My ambition is to post this at https://technocrat.rbind.io next week with a link to the github Rmd code to provide a lamp in the darkness. My hope is that others dealing with geobased data will be able to follow along and help me identify the unnecessary kludges.
If you want to plunge in
library(sf)
library(tidyverse)
# if you have Census API key in your .Renviron
states_pop <- get_estimates("state", product = "population", geometry = TRUE, shift_geo = TRUE) %>% filter(variable == "POP") %>% filter(GEOID != 11) %>% mutate(geoid = as.integer(GEOID)) %>% select(GEOID, NAME, geoid, value) %>% mutate(POP_TOT = value) %>% select(-value)
# This produces a population estimate of the 50 states plus DC along with the shapefiles
#Or you can get any shapefile
your_object <- st_read(dsn, layer)
converter <- read.csv("https://gist.githubusercontent.com/technocrat/93470bf9abead06ef926/raw/f652f8171374e7808455f42167f5480ea15f7f4e/state_fips_postal.csv", header = FALSE, stringsAsFactors = FALSE)
converter <- rename(converter, NAME = V1, geoid = V2, id = V3)
states_key <- as.tibble(converter) %>% filter(id != 'DC')
states_pop <- get_estimates("state", product = "population", geometry = TRUE, shift_geo = TRUE) %>% filter(variable == "POP") %>% filter(GEOID != 11) %>% mutate(geoid = as.integer(GEOID)) %>% select(GEOID, NAME, geoid, value) %>% mutate(POP_TOT = value) %>% select(-value)
states <- inner_join(states_pop, states_key, by = "NAME")
states_centroid <- as.data.frame(states_centroid)
states <- inner_join(states, as.tibble(states_centroid), by = "GEOID")

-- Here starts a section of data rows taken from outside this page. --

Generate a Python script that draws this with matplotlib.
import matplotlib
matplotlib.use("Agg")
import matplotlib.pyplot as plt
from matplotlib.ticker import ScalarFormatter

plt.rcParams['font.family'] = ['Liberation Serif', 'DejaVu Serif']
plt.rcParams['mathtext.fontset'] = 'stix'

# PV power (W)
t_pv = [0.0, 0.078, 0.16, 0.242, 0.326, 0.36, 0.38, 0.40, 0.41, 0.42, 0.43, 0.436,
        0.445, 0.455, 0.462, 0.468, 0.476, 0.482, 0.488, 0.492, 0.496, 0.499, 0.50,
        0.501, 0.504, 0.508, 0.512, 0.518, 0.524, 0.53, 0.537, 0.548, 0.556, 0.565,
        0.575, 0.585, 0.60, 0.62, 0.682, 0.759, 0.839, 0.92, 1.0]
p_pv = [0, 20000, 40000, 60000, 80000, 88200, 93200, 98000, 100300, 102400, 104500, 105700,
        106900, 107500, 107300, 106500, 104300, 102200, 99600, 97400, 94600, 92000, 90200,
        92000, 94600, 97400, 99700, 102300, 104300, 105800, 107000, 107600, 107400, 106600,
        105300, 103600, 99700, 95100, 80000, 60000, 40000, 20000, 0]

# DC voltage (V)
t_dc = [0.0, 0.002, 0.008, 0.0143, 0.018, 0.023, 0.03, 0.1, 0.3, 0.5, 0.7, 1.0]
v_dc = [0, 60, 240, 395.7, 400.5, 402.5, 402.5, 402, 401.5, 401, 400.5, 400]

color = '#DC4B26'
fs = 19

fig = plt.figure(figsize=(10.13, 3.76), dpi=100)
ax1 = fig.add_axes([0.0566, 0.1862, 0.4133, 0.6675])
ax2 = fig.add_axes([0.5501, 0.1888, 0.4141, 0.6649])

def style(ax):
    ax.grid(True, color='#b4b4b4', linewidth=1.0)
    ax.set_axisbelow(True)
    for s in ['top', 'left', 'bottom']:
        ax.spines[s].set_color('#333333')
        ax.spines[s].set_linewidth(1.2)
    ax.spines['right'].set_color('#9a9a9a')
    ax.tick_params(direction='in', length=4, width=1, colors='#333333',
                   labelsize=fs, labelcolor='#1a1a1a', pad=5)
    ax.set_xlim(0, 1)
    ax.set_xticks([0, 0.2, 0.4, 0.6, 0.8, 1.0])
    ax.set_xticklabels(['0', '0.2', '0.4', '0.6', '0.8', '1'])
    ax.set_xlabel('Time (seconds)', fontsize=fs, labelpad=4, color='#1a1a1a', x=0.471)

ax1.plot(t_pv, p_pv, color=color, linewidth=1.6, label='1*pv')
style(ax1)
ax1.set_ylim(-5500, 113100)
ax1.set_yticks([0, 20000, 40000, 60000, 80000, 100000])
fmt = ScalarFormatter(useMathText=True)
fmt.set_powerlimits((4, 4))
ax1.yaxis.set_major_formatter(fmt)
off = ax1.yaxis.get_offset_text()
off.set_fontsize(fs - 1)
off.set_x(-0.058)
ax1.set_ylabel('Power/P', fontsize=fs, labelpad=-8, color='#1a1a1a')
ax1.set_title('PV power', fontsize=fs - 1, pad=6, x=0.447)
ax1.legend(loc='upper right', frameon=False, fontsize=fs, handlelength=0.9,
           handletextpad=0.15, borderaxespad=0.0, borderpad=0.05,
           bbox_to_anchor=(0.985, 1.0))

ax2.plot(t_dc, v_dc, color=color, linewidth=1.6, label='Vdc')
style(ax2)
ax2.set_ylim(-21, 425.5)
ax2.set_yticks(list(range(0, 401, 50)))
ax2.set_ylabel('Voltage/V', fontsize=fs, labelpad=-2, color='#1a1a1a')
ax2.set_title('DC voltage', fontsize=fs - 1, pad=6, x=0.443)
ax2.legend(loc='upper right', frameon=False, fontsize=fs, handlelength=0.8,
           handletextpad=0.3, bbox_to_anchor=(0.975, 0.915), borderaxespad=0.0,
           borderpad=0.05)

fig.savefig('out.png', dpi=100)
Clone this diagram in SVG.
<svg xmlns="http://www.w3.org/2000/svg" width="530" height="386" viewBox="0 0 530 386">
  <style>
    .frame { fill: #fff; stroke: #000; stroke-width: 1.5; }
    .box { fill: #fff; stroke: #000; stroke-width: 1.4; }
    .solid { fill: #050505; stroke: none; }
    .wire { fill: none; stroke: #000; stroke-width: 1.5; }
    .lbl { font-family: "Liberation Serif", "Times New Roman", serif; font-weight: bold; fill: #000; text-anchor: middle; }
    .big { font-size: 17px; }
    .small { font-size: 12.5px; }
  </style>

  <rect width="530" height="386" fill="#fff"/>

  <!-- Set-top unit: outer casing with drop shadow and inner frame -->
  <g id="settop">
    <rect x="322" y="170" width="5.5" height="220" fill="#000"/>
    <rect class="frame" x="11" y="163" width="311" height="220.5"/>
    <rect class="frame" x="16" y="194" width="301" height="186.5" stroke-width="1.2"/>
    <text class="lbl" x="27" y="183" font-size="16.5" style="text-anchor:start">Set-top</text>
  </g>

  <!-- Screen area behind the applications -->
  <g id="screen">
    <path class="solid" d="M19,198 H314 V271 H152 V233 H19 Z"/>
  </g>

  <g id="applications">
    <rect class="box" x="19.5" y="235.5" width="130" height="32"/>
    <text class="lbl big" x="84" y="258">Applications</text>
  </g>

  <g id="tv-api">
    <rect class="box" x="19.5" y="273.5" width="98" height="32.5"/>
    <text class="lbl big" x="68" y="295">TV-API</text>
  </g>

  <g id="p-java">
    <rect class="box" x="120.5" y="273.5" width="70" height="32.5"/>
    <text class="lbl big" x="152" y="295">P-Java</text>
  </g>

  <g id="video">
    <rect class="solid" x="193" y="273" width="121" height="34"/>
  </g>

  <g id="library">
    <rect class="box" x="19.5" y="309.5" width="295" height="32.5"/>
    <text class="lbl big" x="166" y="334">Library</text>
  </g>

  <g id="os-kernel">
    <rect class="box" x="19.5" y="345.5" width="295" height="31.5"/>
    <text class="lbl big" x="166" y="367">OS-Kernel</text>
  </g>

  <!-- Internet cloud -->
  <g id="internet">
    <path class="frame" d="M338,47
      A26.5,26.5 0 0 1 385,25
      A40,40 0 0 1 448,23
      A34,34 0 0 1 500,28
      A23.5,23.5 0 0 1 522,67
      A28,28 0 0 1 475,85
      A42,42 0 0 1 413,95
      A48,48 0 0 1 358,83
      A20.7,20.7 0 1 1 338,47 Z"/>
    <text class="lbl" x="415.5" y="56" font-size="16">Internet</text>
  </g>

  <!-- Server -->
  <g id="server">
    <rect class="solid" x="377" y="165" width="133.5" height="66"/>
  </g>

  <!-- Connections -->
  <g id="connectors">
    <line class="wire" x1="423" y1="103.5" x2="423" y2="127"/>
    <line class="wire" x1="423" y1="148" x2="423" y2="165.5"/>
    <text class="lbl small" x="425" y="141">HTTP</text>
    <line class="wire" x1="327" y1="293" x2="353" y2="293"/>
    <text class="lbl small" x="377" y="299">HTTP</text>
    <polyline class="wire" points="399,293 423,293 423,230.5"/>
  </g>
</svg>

states_pop <- inner_join(states_pop, states_key, by = "NAME")
states_centroid_matrix <- st_centroid(states_pop$geometry)
states_centroid <- as.tibble(state_centroid_matrix) %>% transmute(clong = X, clat = Y)
geoid <- as.tibble(states_pop$geoid)
colnames(geoid) <- "geoid"
states_centroid <- as.tibble(cbind(geoid, states_centroid))
states_with_centroids <- inner_join(states_pop, states_centroid, by = "geoid")
states <- inner_join(states_with_centroids, converter, by = "geoid")
states <- states %>% mutate(NAME = NAME.x, id_clong = clong, id_clat = clat) %>% select(-NAME.x, -NAME.y, -geoid, GEOID, NAME, id, POP_TOT, id_clong, id_clat, clong, clat)
basemap <- ggplot(states) + geom_sf(color = "dark grey", size = 0.3, fill="white") + no_ylab + no_xlab + plain_theme
basemap + geom_text(data = states, aes(x=id_clong,y=id_clat, label = id), size = 2.5)
This has gotten me to the point that I can plot, separately, name overlays for the 35 states that require no adjustment and the 5 that do.
If all you care about is the location of the centroids, your troubles are over with the st_coordinates transformation from a matrix object to a tibble, which isn't hard.
Sorry for the long ramble. This is actually much, much easier to do than in the sp package and fortify, and it will pay big dividends in your future work if you have a couple of weekends to spare getting your head around sf and sf_geom.